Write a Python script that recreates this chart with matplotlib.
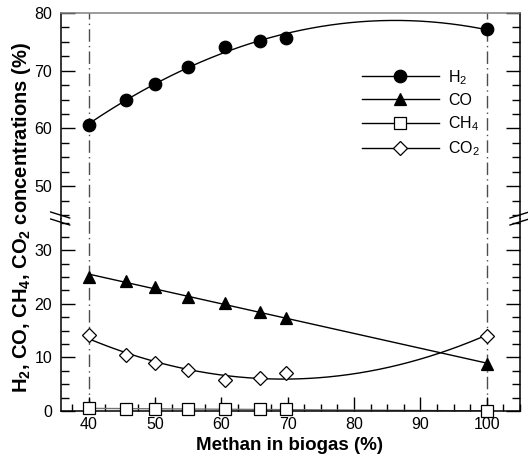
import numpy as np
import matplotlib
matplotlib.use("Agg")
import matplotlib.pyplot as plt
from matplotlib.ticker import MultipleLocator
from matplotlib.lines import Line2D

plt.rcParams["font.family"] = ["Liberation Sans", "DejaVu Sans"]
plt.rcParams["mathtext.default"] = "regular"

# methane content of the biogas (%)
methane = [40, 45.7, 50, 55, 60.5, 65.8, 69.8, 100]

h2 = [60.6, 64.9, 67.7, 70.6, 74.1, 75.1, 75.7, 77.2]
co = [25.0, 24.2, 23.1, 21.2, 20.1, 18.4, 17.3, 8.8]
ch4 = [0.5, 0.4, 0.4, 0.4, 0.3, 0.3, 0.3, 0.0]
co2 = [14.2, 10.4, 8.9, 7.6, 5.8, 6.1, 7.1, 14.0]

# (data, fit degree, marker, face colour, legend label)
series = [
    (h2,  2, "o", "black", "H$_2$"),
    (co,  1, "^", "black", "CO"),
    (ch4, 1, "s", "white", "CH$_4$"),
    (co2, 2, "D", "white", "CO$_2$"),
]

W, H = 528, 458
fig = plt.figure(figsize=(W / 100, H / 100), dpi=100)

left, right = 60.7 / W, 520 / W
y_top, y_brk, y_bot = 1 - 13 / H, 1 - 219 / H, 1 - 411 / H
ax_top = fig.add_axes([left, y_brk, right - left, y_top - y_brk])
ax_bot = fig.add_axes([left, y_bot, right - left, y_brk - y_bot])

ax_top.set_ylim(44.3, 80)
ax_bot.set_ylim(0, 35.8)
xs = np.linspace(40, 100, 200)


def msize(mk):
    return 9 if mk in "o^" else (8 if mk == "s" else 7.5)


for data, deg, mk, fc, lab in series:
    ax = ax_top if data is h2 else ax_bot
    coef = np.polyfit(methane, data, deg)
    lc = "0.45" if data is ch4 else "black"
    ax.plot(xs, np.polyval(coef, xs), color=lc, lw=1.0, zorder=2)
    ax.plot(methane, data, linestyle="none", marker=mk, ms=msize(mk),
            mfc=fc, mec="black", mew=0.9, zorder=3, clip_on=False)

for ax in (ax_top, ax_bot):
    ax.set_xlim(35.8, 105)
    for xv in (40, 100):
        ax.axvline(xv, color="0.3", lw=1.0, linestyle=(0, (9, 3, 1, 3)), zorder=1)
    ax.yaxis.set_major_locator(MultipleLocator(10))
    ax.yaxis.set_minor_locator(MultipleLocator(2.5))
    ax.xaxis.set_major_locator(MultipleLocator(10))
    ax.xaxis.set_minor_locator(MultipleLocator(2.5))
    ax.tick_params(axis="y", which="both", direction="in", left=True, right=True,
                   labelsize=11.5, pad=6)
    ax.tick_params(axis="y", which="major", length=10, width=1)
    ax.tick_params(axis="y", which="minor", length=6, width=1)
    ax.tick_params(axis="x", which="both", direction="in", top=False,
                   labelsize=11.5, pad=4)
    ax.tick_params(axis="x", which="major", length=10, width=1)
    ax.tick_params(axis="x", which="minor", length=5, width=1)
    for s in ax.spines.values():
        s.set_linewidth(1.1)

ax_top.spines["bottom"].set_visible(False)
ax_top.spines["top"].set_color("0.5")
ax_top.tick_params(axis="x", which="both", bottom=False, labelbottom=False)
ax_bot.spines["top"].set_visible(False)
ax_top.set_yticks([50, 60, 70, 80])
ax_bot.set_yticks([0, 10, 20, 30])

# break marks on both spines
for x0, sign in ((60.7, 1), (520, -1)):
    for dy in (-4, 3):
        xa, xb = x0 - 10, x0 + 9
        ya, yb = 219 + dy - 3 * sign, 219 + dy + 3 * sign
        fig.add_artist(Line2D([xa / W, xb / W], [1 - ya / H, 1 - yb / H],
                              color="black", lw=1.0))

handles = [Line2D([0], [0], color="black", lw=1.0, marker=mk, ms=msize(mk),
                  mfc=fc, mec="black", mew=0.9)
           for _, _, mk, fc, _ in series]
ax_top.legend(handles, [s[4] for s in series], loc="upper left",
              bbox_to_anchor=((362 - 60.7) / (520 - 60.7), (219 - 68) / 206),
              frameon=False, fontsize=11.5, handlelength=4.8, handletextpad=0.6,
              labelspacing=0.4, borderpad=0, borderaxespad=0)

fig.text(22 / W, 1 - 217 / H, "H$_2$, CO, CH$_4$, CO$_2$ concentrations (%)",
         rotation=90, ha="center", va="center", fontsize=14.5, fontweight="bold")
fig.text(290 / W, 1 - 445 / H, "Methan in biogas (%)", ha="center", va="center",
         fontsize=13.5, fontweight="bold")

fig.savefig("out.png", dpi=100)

- - - - -

Copy the data character for character, but drop all pictures from the copy.

Write a Python script that recreates this chart with matplotlib.
import numpy as np
import matplotlib
matplotlib.use("Agg")
import matplotlib.pyplot as plt
from matplotlib.ticker import MultipleLocator
from matplotlib.lines import Line2D

plt.rcParams["font.family"] = ["Liberation Sans", "DejaVu Sans"]
plt.rcParams["mathtext.default"] = "regular"

# methane content of the biogas (%)
methane = [40, 45.7, 50, 55, 60.5, 65.8, 69.8, 100]

h2 = [60.6, 64.9, 67.7, 70.6, 74.1, 75.1, 75.7, 77.2]
co = [25.0, 24.2, 23.1, 21.2, 20.1, 18.4, 17.3, 8.8]
ch4 = [0.5, 0.4, 0.4, 0.4, 0.3, 0.3, 0.3, 0.0]
co2 = [14.2, 10.4, 8.9, 7.6, 5.8, 6.1, 7.1, 14.0]

# (data, fit degree, marker, face colour, legend label)
series = [
    (h2,  2, "o", "black", "H$_2$"),
    (co,  1, "^", "black", "CO"),
    (ch4, 1, "s", "white", "CH$_4$"),
    (co2, 2, "D", "white", "CO$_2$"),
]

W, H = 528, 458
fig = plt.figure(figsize=(W / 100, H / 100), dpi=100)

left, right = 60.7 / W, 520 / W
y_top, y_brk, y_bot = 1 - 13 / H, 1 - 219 / H, 1 - 411 / H
ax_top = fig.add_axes([left, y_brk, right - left, y_top - y_brk])
ax_bot = fig.add_axes([left, y_bot, right - left, y_brk - y_bot])

ax_top.set_ylim(44.3, 80)
ax_bot.set_ylim(0, 35.8)
xs = np.linspace(40, 100, 200)


def msize(mk):
    return 9 if mk in "o^" else (8 if mk == "s" else 7.5)


for data, deg, mk, fc, lab in series:
    ax = ax_top if data is h2 else ax_bot
    coef = np.polyfit(methane, data, deg)
    lc = "0.45" if data is ch4 else "black"
    ax.plot(xs, np.polyval(coef, xs), color=lc, lw=1.0, zorder=2)
    ax.plot(methane, data, linestyle="none", marker=mk, ms=msize(mk),
            mfc=fc, mec="black", mew=0.9, zorder=3, clip_on=False)

for ax in (ax_top, ax_bot):
    ax.set_xlim(35.8, 105)
    for xv in (40, 100):
        ax.axvline(xv, color="0.3", lw=1.0, linestyle=(0, (9, 3, 1, 3)), zorder=1)
    ax.yaxis.set_major_locator(MultipleLocator(10))
    ax.yaxis.set_minor_locator(MultipleLocator(2.5))
    ax.xaxis.set_major_locator(MultipleLocator(10))
    ax.xaxis.set_minor_locator(MultipleLocator(2.5))
    ax.tick_params(axis="y", which="both", direction="in", left=True, right=True,
                   labelsize=11.5, pad=6)
    ax.tick_params(axis="y", which="major", length=10, width=1)
    ax.tick_params(axis="y", which="minor", length=6, width=1)
    ax.tick_params(axis="x", which="both", direction="in", top=False,
                   labelsize=11.5, pad=4)
    ax.tick_params(axis="x", which="major", length=10, width=1)
    ax.tick_params(axis="x", which="minor", length=5, width=1)
    for s in ax.spines.values():
        s.set_linewidth(1.1)

ax_top.spines["bottom"].set_visible(False)
ax_top.spines["top"].set_color("0.5")
ax_top.tick_params(axis="x", which="both", bottom=False, labelbottom=False)
ax_bot.spines["top"].set_visible(False)
ax_top.set_yticks([50, 60, 70, 80])
ax_bot.set_yticks([0, 10, 20, 30])

# break marks on both spines
for x0, sign in ((60.7, 1), (520, -1)):
    for dy in (-4, 3):
        xa, xb = x0 - 10, x0 + 9
        ya, yb = 219 + dy - 3 * sign, 219 + dy + 3 * sign
        fig.add_artist(Line2D([xa / W, xb / W], [1 - ya / H, 1 - yb / H],
                              color="black", lw=1.0))

handles = [Line2D([0], [0], color="black", lw=1.0, marker=mk, ms=msize(mk),
                  mfc=fc, mec="black", mew=0.9)
           for _, _, mk, fc, _ in series]
ax_top.legend(handles, [s[4] for s in series], loc="upper left",
              bbox_to_anchor=((362 - 60.7) / (520 - 60.7), (219 - 68) / 206),
              frameon=False, fontsize=11.5, handlelength=4.8, handletextpad=0.6,
              labelspacing=0.4, borderpad=0, borderaxespad=0)

fig.text(22 / W, 1 - 217 / H, "H$_2$, CO, CH$_4$, CO$_2$ concentrations (%)",
         rotation=90, ha="center", va="center", fontsize=14.5, fontweight="bold")
fig.text(290 / W, 1 - 445 / H, "Methan in biogas (%)", ha="center", va="center",
         fontsize=13.5, fontweight="bold")

fig.savefig("out.png", dpi=100)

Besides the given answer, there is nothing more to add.